Should We Be More Teacher-Centered?
In honor of Teacher Appreciation Week, I wanted to explore teacher status in different countries. Why do teachers in the US seem to be undervalued while teachers in other countries are revered? My explorations are leading me to question, once again, our enthusiasm for Student-Centered education.
There are several interesting surveys and studies conducted over the last 15 years trying to understand the perception of teachers across the world. While some studies showed that teachers observed a higher status in most Asian countries as well as Finland, another study indicated a global trend of a decrease in perceived status.
Why the Global Decrease?
Professor Rosetta Cohen suggests that as countries become more Westernized in culture and values, teacher status seems to decrease. This is perhaps because a value on individuality encourages us to reject authority figures.
Ok, so Why Do Finnish Teachers Have Status?

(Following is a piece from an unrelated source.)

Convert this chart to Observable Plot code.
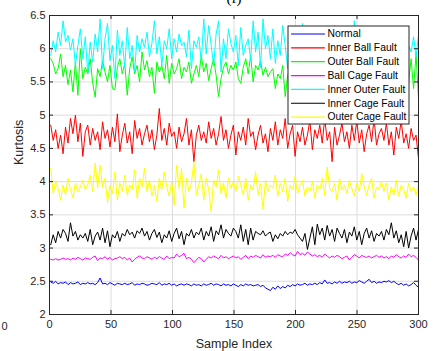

After becoming an independent country in 1917, leaders in Finland knew that a good educational system was going to be a major factor in their economic success. They originally developed a very rigid system with standards, inspections, and tight central control, but in the 90s moved toward creating an educational system based on trusting teachers to be highly trained professionals who could make good judgements about their classrooms.
Today, Finnish teachers go through a rigorous selection and training program akin to becoming a doctor. They learn how to use research to impact their teaching methods and while there is a national curriculum, it is used as a guide, not the final word. In other words, once teachers graduate, they are professionals who are trusted to know their field better than everyone else (much like doctors and lawyers in the US).
A Teacher-Centered Approach
In recent years, we’ve become very enamored of student-centered education. It’s never sat quite right with me as I think it puts a little too much focus on catering to every child while devaluing the need for a teacher.
Ok, pause for one second, because I’m in danger of setting up some false dichotomies here. So let me be clear; I do not in any way think that having a teacher-centered classroom precludes caring for students, paying attention to their individual needs, or letting them take on responsibility for their own learning. But I do think our rejection of the Teacher-Centered classroom is based on the view of teachers as low-skilled workers who can be replaced by the internet.
After reading about the Finnish educational system, I’m even more curious about what it would be like if we didn’t so readily expunge the word “teacher” from our preferred methodologies. If we expect teachers to be autonomous professionals responsible for making research-based choices about what their students needed, not just for guiding students through a rigid curriculum, that would be a teacher-centered classroom worthy of our teachers and our students.
As we find ways to support our students, let’s not take teachers out of the equation as a central and crucial part of a good education.